Putting it to the test, researchers surveyed 18 people: they used artworks created by AI, alongside 50 images by humans, half by Abstract Expressionists and the other half displayed at 2016’s Art Basel. Participants in the study mostly preferred the artworks created by machines, with the majority guessing that the Art Basel pieces were executed by bots.

The Creative Adversarial Network, as it’s known, first took inspiration from the 80,000 images fed to it by researchers. The works were Western pieces predominantly from the 15th to 20th century. Once it got a sense of style, scientists programmed it to get creative.

According to a blog by researchers, people took bot-made art for the real deal 75 percent of the time, and 85 percent of the time for the Abstract Expressionist pieces. The collection of works included Andy Warhol, Leonardo Drew, David Smith and more.

Participants rated artworks on how visually appealing they were, inspiring, intent and whether they had a message.

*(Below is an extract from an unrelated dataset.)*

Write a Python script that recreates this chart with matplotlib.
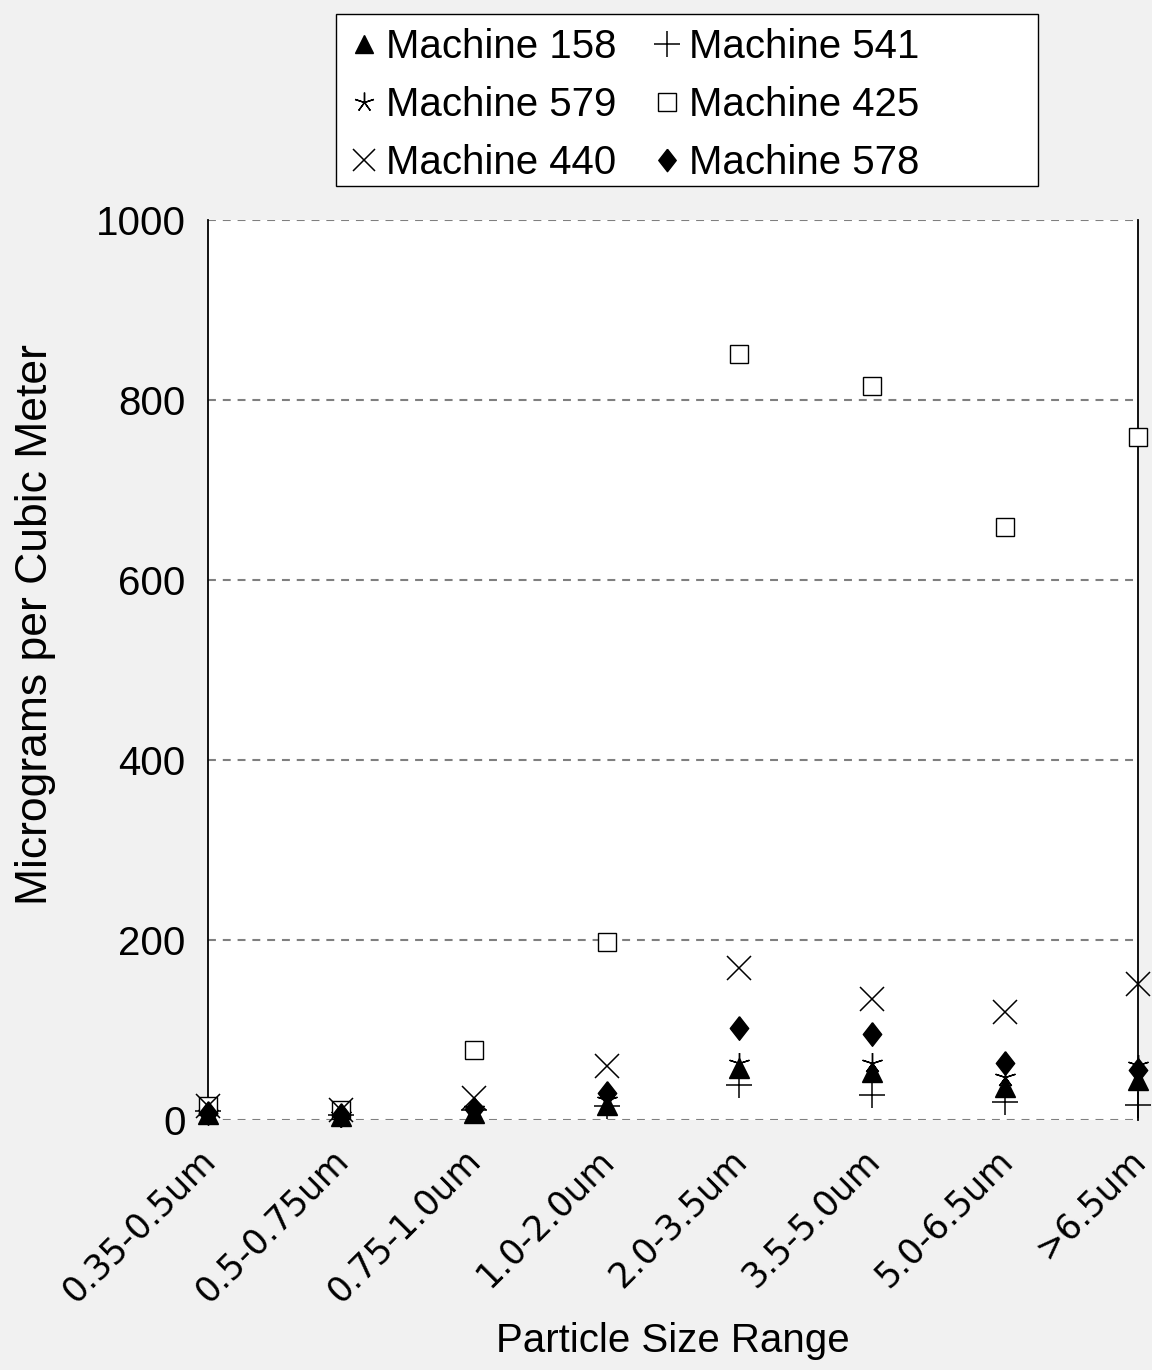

“It might be debatable what a higher score in each of these scales actually means,” Elgammal told Hyperallergic. “However, the fact that subjects found the images generated by the machine intentional, visually structured, communicative, and inspiring, with similar, or even higher levels, compared to actual human art, indicates that subjects see these images as art!”

The researchers involved in the study told press that they had received offers from private collectors wishing to buy the bot-created pieces, and galleries had contacted them about potential exhibitions.

We look forward to a world run by robots after AI surpasses and dominates the human race, speaking a language borne from bots, living in a world adorned by freaky and great AI art.